## RECORDS SHOWN
┄┄┄┄┄┄
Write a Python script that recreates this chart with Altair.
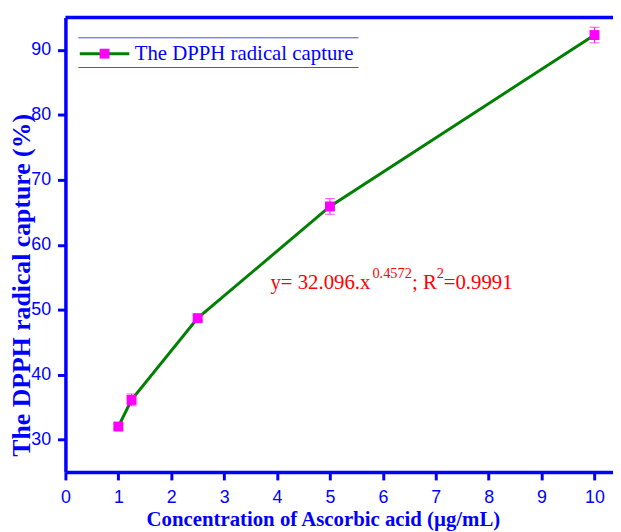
┄┄┄┄┄┄
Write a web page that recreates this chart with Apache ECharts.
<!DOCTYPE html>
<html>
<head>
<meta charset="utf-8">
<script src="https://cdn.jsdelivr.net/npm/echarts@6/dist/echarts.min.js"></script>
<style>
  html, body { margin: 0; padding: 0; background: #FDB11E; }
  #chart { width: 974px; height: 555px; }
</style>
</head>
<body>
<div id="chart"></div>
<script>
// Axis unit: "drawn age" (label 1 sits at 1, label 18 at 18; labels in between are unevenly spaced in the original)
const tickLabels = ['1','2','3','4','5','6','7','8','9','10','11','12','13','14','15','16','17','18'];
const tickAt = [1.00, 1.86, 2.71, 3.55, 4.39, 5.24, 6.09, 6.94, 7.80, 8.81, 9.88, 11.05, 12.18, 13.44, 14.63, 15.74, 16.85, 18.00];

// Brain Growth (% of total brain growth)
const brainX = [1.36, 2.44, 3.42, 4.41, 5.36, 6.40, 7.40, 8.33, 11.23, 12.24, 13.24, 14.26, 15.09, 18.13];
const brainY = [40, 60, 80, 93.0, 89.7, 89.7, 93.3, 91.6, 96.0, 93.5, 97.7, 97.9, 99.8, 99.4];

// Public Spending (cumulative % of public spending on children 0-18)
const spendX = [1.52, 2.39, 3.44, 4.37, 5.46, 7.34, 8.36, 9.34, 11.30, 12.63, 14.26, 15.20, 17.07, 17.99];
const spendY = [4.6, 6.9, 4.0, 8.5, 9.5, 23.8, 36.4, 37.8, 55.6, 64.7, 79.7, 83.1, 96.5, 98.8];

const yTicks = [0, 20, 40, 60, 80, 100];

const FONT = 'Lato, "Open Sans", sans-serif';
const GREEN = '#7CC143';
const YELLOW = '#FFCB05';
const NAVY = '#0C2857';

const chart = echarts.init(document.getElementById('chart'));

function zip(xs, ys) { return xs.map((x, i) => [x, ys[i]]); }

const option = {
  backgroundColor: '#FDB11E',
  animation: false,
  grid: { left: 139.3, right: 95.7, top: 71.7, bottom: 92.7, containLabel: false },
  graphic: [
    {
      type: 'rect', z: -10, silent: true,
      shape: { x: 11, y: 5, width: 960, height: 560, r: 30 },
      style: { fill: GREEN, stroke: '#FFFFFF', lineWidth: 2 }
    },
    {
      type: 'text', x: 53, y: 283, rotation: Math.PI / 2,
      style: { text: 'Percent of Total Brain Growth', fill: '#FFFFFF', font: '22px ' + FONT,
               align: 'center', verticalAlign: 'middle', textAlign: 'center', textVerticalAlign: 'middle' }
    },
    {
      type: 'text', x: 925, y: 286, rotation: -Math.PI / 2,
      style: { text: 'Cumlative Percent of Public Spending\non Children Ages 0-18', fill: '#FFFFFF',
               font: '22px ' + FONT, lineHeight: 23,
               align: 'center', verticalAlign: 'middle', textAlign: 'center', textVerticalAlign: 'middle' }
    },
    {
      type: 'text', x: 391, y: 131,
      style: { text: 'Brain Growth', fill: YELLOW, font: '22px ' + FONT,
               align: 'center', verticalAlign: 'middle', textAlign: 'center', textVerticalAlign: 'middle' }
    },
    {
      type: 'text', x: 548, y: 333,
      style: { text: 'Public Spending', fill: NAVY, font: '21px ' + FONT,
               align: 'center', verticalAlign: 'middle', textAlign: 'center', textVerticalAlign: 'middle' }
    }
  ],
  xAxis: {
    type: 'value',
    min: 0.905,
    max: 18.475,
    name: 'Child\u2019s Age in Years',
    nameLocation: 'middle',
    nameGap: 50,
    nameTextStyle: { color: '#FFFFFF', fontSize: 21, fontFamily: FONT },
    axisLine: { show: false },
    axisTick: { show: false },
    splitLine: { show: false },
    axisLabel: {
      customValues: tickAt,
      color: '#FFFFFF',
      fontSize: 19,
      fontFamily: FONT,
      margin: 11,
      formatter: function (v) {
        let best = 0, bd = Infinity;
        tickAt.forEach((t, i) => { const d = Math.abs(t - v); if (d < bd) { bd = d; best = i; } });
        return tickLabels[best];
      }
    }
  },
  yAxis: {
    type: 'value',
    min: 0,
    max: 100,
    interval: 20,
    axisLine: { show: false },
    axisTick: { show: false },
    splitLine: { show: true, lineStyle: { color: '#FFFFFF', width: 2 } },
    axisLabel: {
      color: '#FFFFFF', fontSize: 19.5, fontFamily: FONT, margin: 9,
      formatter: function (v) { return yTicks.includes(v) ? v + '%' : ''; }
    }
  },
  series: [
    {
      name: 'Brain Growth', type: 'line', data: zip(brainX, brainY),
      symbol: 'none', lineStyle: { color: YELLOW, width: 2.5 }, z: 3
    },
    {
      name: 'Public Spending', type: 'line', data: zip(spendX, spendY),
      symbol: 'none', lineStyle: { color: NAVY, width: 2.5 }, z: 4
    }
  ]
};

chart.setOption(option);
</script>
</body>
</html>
┄┄┄┄┄┄
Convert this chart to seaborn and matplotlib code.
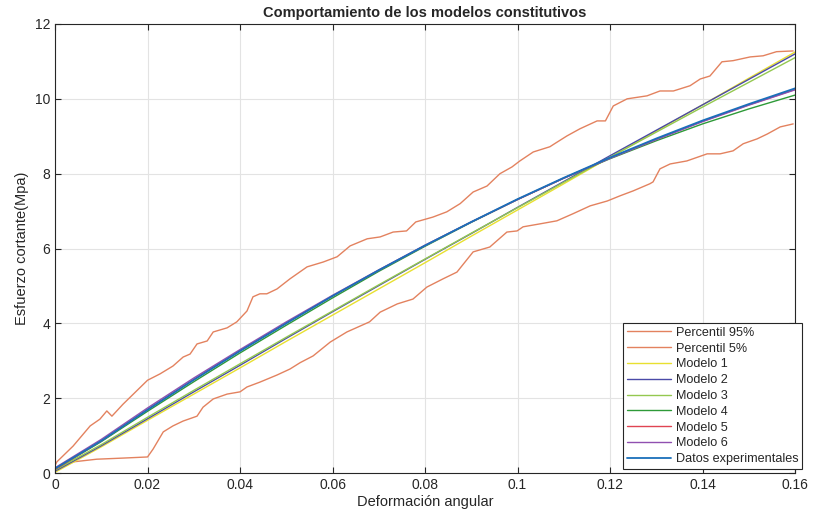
┄┄┄┄┄┄
## INSTRUCTION
Copy each line of the data above that holds "recreates".

## RESPONSE
Write a Python script that recreates this chart with Altair.
Write a web page that recreates this chart with Apache ECharts.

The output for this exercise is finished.